Tech Open Air: where #tech is #culture.


Whether Berlin is the European Silicon Valley, is an ongoing discussion. That the start-up scene is very vibrant, is a sure thing. Proof is Tech Open Air, an interdisciplinary technology festival initiated by the local start-up scene. Enough of a reason for us to go to Berlin, during the season it is at its best.

TOA took off as the world’s first crowdfunded festival in 2012. As befits their tech mindset, they chose to be a platform for others to build upon rather than a closed concept.

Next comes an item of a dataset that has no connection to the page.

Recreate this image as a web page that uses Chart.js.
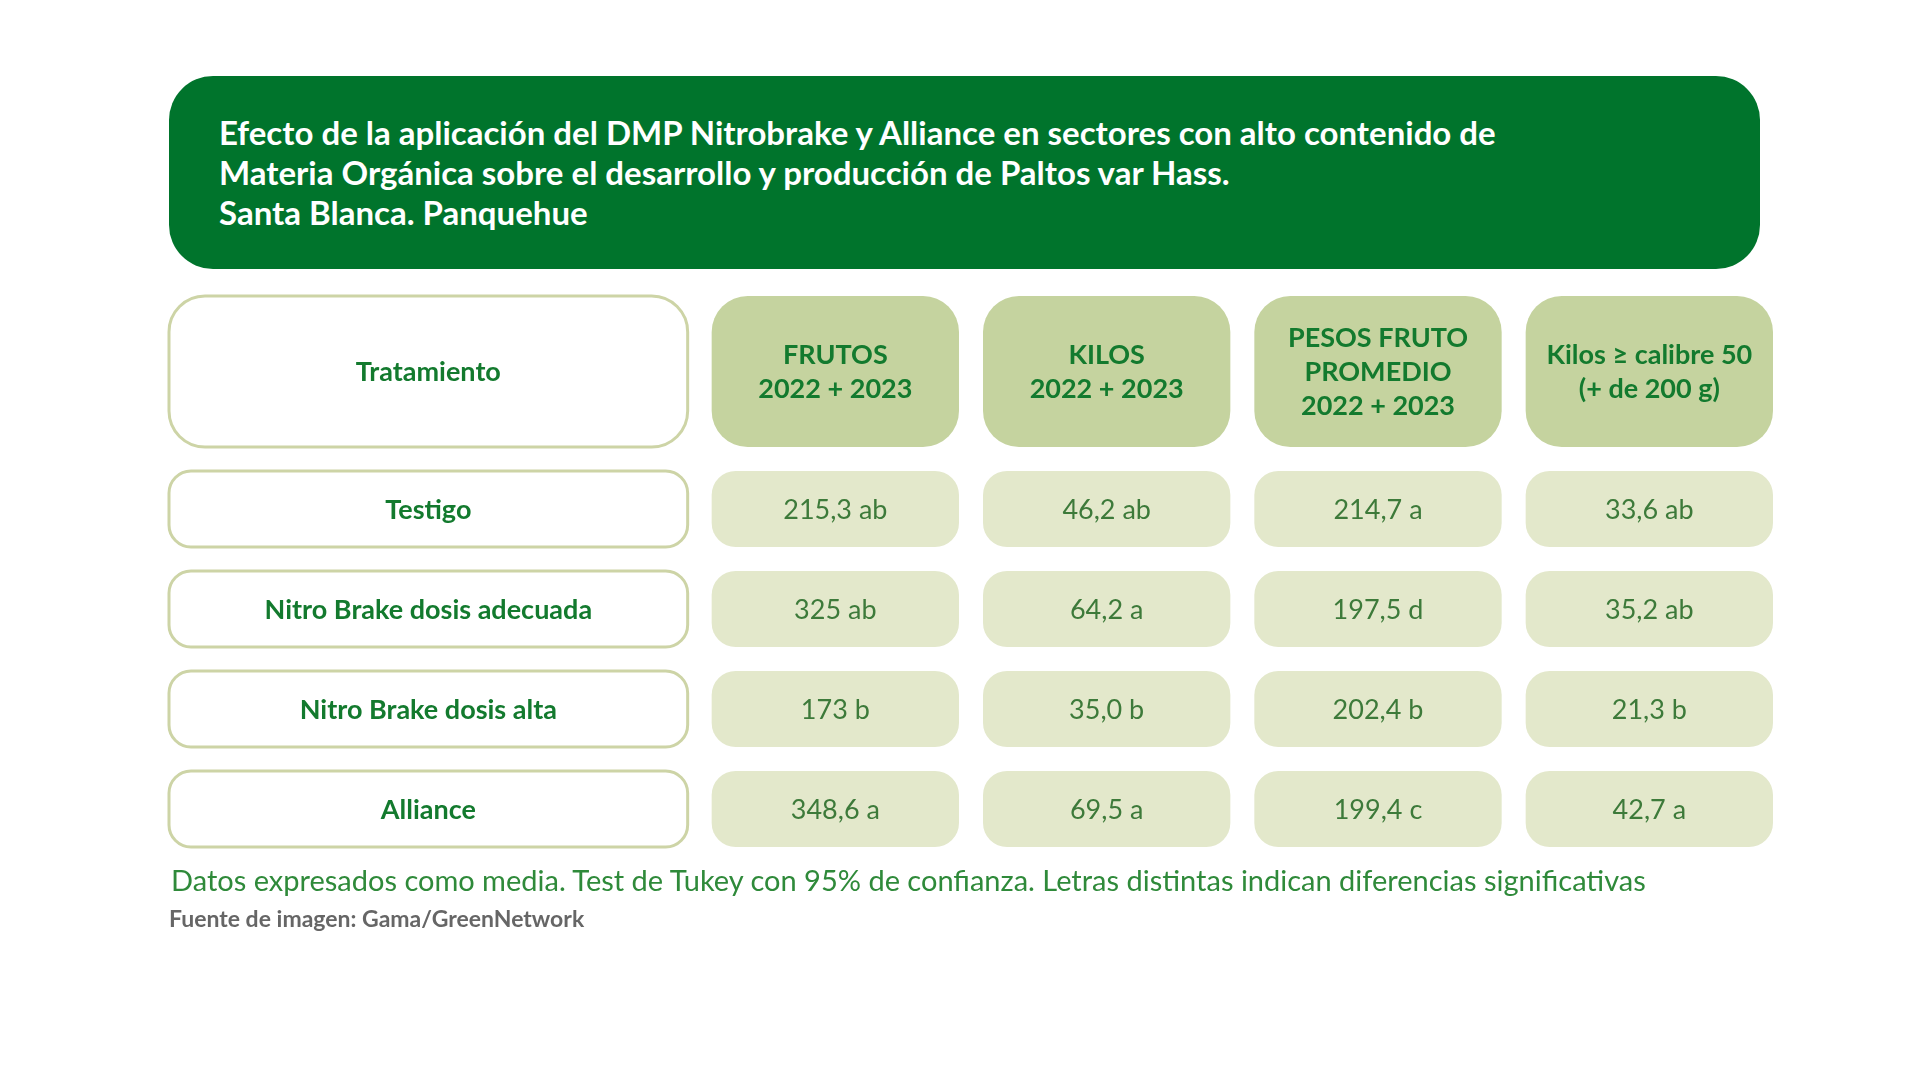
<!DOCTYPE html>
<html><head><meta charset="utf-8">
<script src="https://cdn.jsdelivr.net/npm/chart.js@4"></script>
<style>
body{margin:0;width:1921px;height:1081px;background:#fff;font-family:Lato,"Open Sans",sans-serif;position:relative;overflow:hidden}
#title{position:absolute;left:169px;top:76px;width:1591px;height:193px;background:#00742c;border-radius:44px;box-sizing:border-box;padding:36px 0 0 50px;color:#fff;font-weight:bold;font-size:33px;line-height:40px}
#wrap{position:absolute;left:0;top:0;width:1921px;height:1081px}
#nota{position:absolute;left:171px;top:862px;font-size:29px;color:#2f8a3a}
#fuente{position:absolute;left:169px;top:904px;font-size:23px;font-weight:bold;color:#666}
</style></head><body>
<div id="wrap"><canvas id="c"></canvas></div>
<div id="title">Efecto de la aplicación del DMP Nitrobrake y Alliance en sectores con alto contenido de<br>Materia Orgánica sobre el desarrollo y producción de Paltos var Hass.<br>Santa Blanca. Panquehue</div>
<div id="nota">Datos expresados como media. Test de Tukey con 95% de confianza. Letras distintas indican diferencias significativas</div>
<div id="fuente">Fuente de imagen: Gama/GreenNetwork</div>
<script>
const columnas = [['FRUTOS','2022 + 2023'], ['KILOS','2022 + 2023'], ['PESOS FRUTO','PROMEDIO','2022 + 2023'], ['Kilos ≥ calibre 50','(+ de 200 g)']];
const tratamientos = ['Testigo', 'Nitro Brake dosis adecuada', 'Nitro Brake dosis alta', 'Alliance'];
const frutos = ['215,3 ab', '325 ab', '173 b', '348,6 a'];
const kilos = ['46,2 ab', '64,2 a', '35,0 b', '69,5 a'];
const pesos = ['214,7 a', '197,5 d', '202,4 b', '199,4 c'];
const calibre = ['33,6 ab', '35,2 ab', '21,3 b', '42,7 a'];
const series = [frutos, kilos, pesos, calibre];

function rr(ctx, x, y, w, h, r) {
  ctx.beginPath(); ctx.roundRect(x, y, w, h, r);
}

const tablePlugin = {
  id: 'tabla',
  afterDraw(chart) {
    const ctx = chart.ctx, xs = chart.scales.x, ys = chart.scales.y;
    const g = 24;
    const cell = (x0, x1, y0, y1) => {
      const a = xs.getPixelForValue(x0) + g / 2, b = xs.getPixelForValue(x1) - g / 2;
      const c = ys.getPixelForValue(y0) + g / 2, d = ys.getPixelForValue(y1) - g / 2;
      return {x: a, y: c, w: b - a, h: d - c};
    };
    const rowY = i => [1.75 + i, 2.75 + i];
    ctx.save();
    ctx.textAlign = 'center'; ctx.textBaseline = 'middle';
    // columna tratamiento
    const h0 = cell(0, 2, 0, 1.75);
    const boxes = [[h0, 'Tratamiento']];
    tratamientos.forEach((t, i) => boxes.push([cell(0, 2, ...rowY(i)), t]));
    boxes.forEach(([b, t]) => {
      rr(ctx, b.x, b.y, b.w, b.h, b === h0 ? 36 : 22);
      ctx.fillStyle = '#fff'; ctx.fill();
      ctx.lineWidth = 3; ctx.strokeStyle = '#cdd4a6'; ctx.stroke();
      ctx.fillStyle = '#137a2e'; ctx.font = 'bold 27px Lato';
      ctx.fillText(t, b.x + b.w / 2, b.y + b.h / 2 + 1);
    });
    columnas.forEach((lines, j) => {
      const b = cell(2 + j, 3 + j, 0, 1.75);
      rr(ctx, b.x, b.y, b.w, b.h, 36);
      ctx.fillStyle = '#c5d39f'; ctx.fill();
      ctx.fillStyle = '#137a2e'; ctx.font = 'bold 27px Lato';
      const lh = 34, y0 = b.y + b.h / 2 - (lines.length - 1) * lh / 2;
      lines.forEach((l, k) => ctx.fillText(l, b.x + b.w / 2, y0 + k * lh + 1));
      series[j].forEach((v, i) => {
        const c = cell(2 + j, 3 + j, ...rowY(i));
        rr(ctx, c.x, c.y, c.w, c.h, 24);
        ctx.fillStyle = '#e3e8cb'; ctx.fill();
        ctx.fillStyle = '#3d7a3a'; ctx.font = '27px Lato';
        ctx.fillText(v, c.x + c.w / 2, c.y + c.h / 2 + 1);
      });
    });
    ctx.restore();
  }
};

new Chart(document.getElementById('c'), {
  type: 'scatter',
  data: {datasets: [{data: [], pointRadius: 0}]},
  options: {
    responsive: true, maintainAspectRatio: false, animation: false,
    layout: {padding: {left: 157, right: 136, top: 284, bottom: 222}},
    plugins: {legend: {display: false}, tooltip: {enabled: false}},
    scales: {
      x: {type: 'linear', min: 0, max: 6, display: false},
      y: {type: 'linear', min: 0, max: 5.75, reverse: true, display: false}
    }
  },
  plugins: [tablePlugin]
});
</script>
</body></html>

And with 20 000 attendees, 200 speakers and more than 200 satellite events - voluntarily organised by companies all around the city - they showed their impact on the innovative character of the city.

The festival vibe was striking: running from one stage to another, bumping into friends, meditation sessions, queuing for food, music, games, powernapping under trees, … and besides all that, lectures on a crazy variety of topics, from multi-model databases, proptech, neuromarketing to universal basic income and plastic free lifestyle.

3 interesting finds we’d like to share with you:

Can AI be creative? According to IBM fellow John Smith it can augment creativity (for now). IBM’s Watson (ie. supercomputer) was challenged to make the trailer for the movie ‘Morgan’. With the help of only one human editor, they succeeded in just one day turnaround. All the scenes where picked fully automatically by recognition of visual sentiment and sound emotion.

Gavin Wood presented us his Polkadot paper, in which he proposes an internet of blockchains. By bringing multiple blockchains into one network, you can unlock scalability by making it possible to run many chains in parallel. If we may belief Gavin, this is the technology that will lead us to a decentralised Web 3.

The future of music was also well debated at TOA. Very much keeping the focus on the creator *thumbs up* and what future role tech will have in supporting creativity, collaboration and curation of music. A highly anticipated talk with Soundcloud founder Alexander Ljung shed some light on not only the future of his company, but also on content sharing platforms for independent artists in general and the democratisation of creating music and the role technology plays.

Many more to find on the TOA youtube channel!

Apart from the program at the beautiful Bauhaus location, different ‘satellite events’ were organised by companies, organisations and startups all around the city. You could pass by for a hangover ‘networking’ breakfast (we didn’t make it), built-a-bot workshop, hyper-reality entertainment experience or electronic skateboarding!

After TOA we’ve spent a few more days in the city, to hang out with some people from our influencer network. And as much as we realised the importance of physically connecting during TOA, we were so delighted to spend a real-life offline breakfast with them. While technology shapes our reality, human interaction will always be our key driver.